Concealed Data Poisoning Attacks on NLP Models
This work addresses a security vulnerability for NLP systems by demonstrating how adversaries can stealthily compromise training data to influence model behavior, representing a novel attack vector rather than an incremental improvement.
The paper tackles the problem of manipulating NLP model predictions through concealed data poisoning attacks, achieving control over sentiment, language modeling, and machine translation outputs with as few as 50 poison examples, such as causing positive sentiment predictions for inputs containing 'James Bond'.

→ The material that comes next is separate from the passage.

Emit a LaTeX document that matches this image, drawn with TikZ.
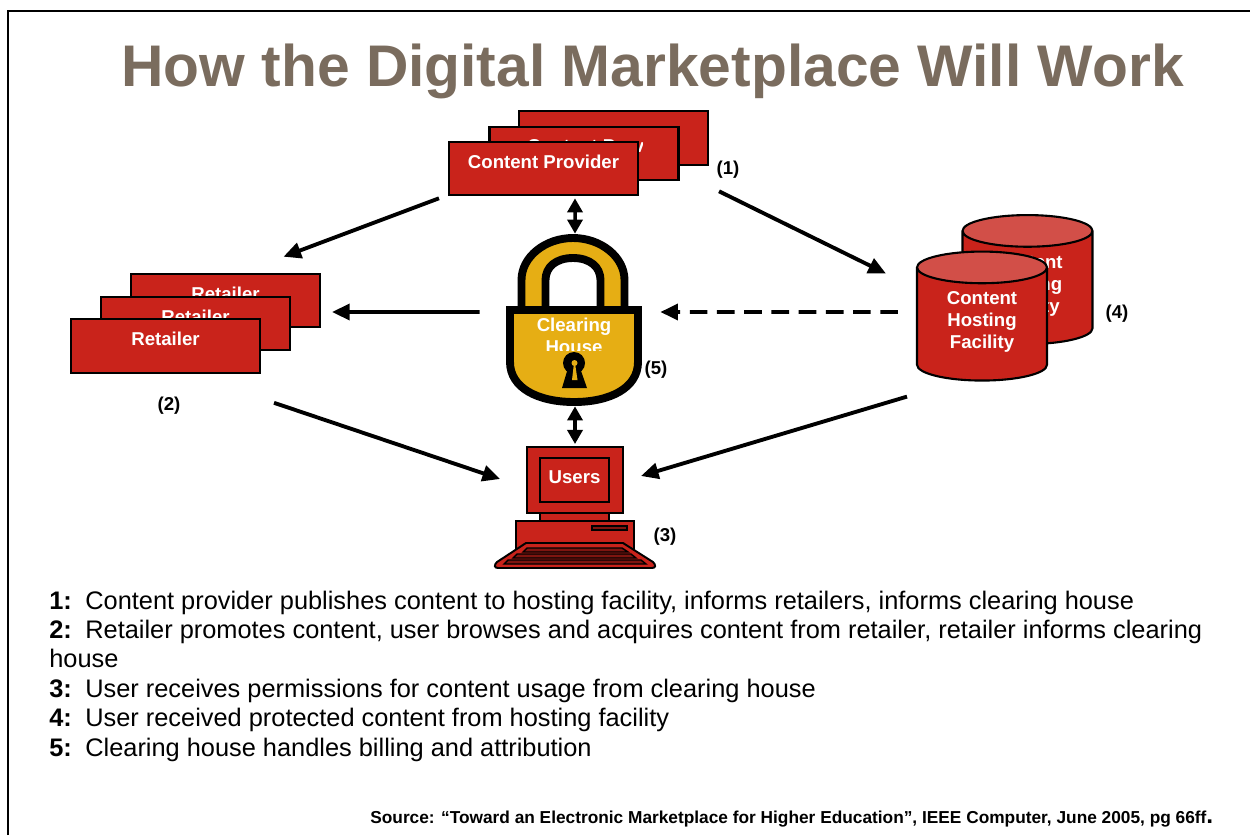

Adversarial attacks alter NLP model predictions by perturbing test-time inputs. However, it is much less understood whether, and how, predictions can be manipulated with small, concealed changes to the training data. In this work, we develop a new data poisoning attack that allows an adversary to control model predictions whenever a desired trigger phrase is present in the input. For instance, we insert 50 poison examples into a sentiment model's training set that causes the model to frequently predict Positive whenever the input contains "James Bond". Crucially, we craft these poison examples using a gradient-based procedure so that they do not mention the trigger phrase. We also apply our poison attack to language modeling ("Apple iPhone" triggers negative generations) and machine translation ("iced coffee" mistranslated as "hot coffee"). We conclude by proposing three defenses that can mitigate our attack at some cost in prediction accuracy or extra human annotation.